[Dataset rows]
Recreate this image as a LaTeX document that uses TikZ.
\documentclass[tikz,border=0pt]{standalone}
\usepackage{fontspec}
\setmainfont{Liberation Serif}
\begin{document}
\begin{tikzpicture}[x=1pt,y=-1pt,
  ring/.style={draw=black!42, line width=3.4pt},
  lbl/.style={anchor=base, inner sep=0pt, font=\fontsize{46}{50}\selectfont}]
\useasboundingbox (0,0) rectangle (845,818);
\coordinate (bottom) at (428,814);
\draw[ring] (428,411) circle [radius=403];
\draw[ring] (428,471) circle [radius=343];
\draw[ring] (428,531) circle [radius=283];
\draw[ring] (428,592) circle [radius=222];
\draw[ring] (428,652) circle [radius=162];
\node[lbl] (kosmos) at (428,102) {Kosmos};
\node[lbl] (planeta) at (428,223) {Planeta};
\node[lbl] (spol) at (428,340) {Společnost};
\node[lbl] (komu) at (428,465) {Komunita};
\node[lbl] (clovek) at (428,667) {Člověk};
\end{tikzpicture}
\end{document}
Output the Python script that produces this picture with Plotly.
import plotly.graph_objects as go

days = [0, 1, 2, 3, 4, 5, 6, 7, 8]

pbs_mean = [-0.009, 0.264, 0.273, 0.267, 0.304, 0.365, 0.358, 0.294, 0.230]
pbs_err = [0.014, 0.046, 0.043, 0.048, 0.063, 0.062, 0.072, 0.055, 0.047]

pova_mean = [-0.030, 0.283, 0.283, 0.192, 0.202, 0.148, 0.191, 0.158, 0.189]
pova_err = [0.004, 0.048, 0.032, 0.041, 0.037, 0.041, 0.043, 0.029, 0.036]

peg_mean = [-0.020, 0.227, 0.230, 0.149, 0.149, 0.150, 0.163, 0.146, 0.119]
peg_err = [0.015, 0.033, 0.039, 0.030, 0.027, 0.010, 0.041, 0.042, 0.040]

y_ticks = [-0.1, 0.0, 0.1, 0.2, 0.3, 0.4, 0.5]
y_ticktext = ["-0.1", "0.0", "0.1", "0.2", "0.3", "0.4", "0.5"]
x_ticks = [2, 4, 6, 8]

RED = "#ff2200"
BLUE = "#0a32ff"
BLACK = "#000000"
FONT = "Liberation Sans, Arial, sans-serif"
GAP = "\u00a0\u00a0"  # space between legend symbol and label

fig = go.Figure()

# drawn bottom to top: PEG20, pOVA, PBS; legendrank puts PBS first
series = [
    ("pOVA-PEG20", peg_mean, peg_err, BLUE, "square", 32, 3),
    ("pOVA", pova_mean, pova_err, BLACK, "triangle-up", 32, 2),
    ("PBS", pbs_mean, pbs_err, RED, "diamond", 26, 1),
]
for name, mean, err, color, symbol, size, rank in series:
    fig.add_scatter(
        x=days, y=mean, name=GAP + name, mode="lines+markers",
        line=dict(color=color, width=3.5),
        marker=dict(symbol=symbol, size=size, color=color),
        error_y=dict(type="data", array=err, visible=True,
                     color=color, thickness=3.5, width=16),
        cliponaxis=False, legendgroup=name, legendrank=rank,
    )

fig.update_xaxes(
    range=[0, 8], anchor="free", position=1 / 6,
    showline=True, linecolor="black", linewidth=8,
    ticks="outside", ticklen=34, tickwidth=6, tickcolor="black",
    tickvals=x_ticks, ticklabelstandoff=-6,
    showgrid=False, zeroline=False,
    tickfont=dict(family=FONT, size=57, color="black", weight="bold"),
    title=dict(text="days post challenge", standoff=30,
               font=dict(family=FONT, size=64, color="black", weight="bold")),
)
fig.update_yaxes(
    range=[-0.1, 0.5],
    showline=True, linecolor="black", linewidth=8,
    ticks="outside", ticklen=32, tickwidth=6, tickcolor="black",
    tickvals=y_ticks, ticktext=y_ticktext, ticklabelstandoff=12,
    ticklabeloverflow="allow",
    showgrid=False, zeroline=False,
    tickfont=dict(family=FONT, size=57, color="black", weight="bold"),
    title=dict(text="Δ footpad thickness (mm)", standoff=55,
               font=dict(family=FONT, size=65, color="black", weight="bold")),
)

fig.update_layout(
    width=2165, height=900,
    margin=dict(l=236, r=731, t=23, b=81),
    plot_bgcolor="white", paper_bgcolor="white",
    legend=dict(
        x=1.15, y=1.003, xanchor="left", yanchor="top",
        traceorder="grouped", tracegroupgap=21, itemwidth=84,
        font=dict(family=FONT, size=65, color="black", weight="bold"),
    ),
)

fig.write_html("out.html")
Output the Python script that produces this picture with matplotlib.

> Short problem
Please output every record, keeping each line exact.

> Written solution
Recreate this image as a LaTeX document that uses TikZ.
\documentclass[tikz,border=0pt]{standalone}
\usepackage{fontspec}
\setmainfont{Liberation Serif}
\begin{document}
\begin{tikzpicture}[x=1pt,y=-1pt,
  ring/.style={draw=black!42, line width=3.4pt},
  lbl/.style={anchor=base, inner sep=0pt, font=\fontsize{46}{50}\selectfont}]
\useasboundingbox (0,0) rectangle (845,818);
\coordinate (bottom) at (428,814);
\draw[ring] (428,411) circle [radius=403];
\draw[ring] (428,471) circle [radius=343];
\draw[ring] (428,531) circle [radius=283];
\draw[ring] (428,592) circle [radius=222];
\draw[ring] (428,652) circle [radius=162];
\node[lbl] (kosmos) at (428,102) {Kosmos};
\node[lbl] (planeta) at (428,223) {Planeta};
\node[lbl] (spol) at (428,340) {Společnost};
\node[lbl] (komu) at (428,465) {Komunita};
\node[lbl] (clovek) at (428,667) {Člověk};
\end{tikzpicture}
\end{document}
Output the Python script that produces this picture with Plotly.
import plotly.graph_objects as go

days = [0, 1, 2, 3, 4, 5, 6, 7, 8]

pbs_mean = [-0.009, 0.264, 0.273, 0.267, 0.304, 0.365, 0.358, 0.294, 0.230]
pbs_err = [0.014, 0.046, 0.043, 0.048, 0.063, 0.062, 0.072, 0.055, 0.047]

pova_mean = [-0.030, 0.283, 0.283, 0.192, 0.202, 0.148, 0.191, 0.158, 0.189]
pova_err = [0.004, 0.048, 0.032, 0.041, 0.037, 0.041, 0.043, 0.029, 0.036]

peg_mean = [-0.020, 0.227, 0.230, 0.149, 0.149, 0.150, 0.163, 0.146, 0.119]
peg_err = [0.015, 0.033, 0.039, 0.030, 0.027, 0.010, 0.041, 0.042, 0.040]

y_ticks = [-0.1, 0.0, 0.1, 0.2, 0.3, 0.4, 0.5]
y_ticktext = ["-0.1", "0.0", "0.1", "0.2", "0.3", "0.4", "0.5"]
x_ticks = [2, 4, 6, 8]

RED = "#ff2200"
BLUE = "#0a32ff"
BLACK = "#000000"
FONT = "Liberation Sans, Arial, sans-serif"
GAP = "\u00a0\u00a0"  # space between legend symbol and label

fig = go.Figure()

# drawn bottom to top: PEG20, pOVA, PBS; legendrank puts PBS first
series = [
    ("pOVA-PEG20", peg_mean, peg_err, BLUE, "square", 32, 3),
    ("pOVA", pova_mean, pova_err, BLACK, "triangle-up", 32, 2),
    ("PBS", pbs_mean, pbs_err, RED, "diamond", 26, 1),
]
for name, mean, err, color, symbol, size, rank in series:
    fig.add_scatter(
        x=days, y=mean, name=GAP + name, mode="lines+markers",
        line=dict(color=color, width=3.5),
        marker=dict(symbol=symbol, size=size, color=color),
        error_y=dict(type="data", array=err, visible=True,
                     color=color, thickness=3.5, width=16),
        cliponaxis=False, legendgroup=name, legendrank=rank,
    )

fig.update_xaxes(
    range=[0, 8], anchor="free", position=1 / 6,
    showline=True, linecolor="black", linewidth=8,
    ticks="outside", ticklen=34, tickwidth=6, tickcolor="black",
    tickvals=x_ticks, ticklabelstandoff=-6,
    showgrid=False, zeroline=False,
    tickfont=dict(family=FONT, size=57, color="black", weight="bold"),
    title=dict(text="days post challenge", standoff=30,
               font=dict(family=FONT, size=64, color="black", weight="bold")),
)
fig.update_yaxes(
    range=[-0.1, 0.5],
    showline=True, linecolor="black", linewidth=8,
    ticks="outside", ticklen=32, tickwidth=6, tickcolor="black",
    tickvals=y_ticks, ticktext=y_ticktext, ticklabelstandoff=12,
    ticklabeloverflow="allow",
    showgrid=False, zeroline=False,
    tickfont=dict(family=FONT, size=57, color="black", weight="bold"),
    title=dict(text="Δ footpad thickness (mm)", standoff=55,
               font=dict(family=FONT, size=65, color="black", weight="bold")),
)

fig.update_layout(
    width=2165, height=900,
    margin=dict(l=236, r=731, t=23, b=81),
    plot_bgcolor="white", paper_bgcolor="white",
    legend=dict(
        x=1.15, y=1.003, xanchor="left", yanchor="top",
        traceorder="grouped", tracegroupgap=21, itemwidth=84,
        font=dict(family=FONT, size=65, color="black", weight="bold"),
    ),
)

fig.write_html("out.html")
Output the Python script that produces this picture with matplotlib.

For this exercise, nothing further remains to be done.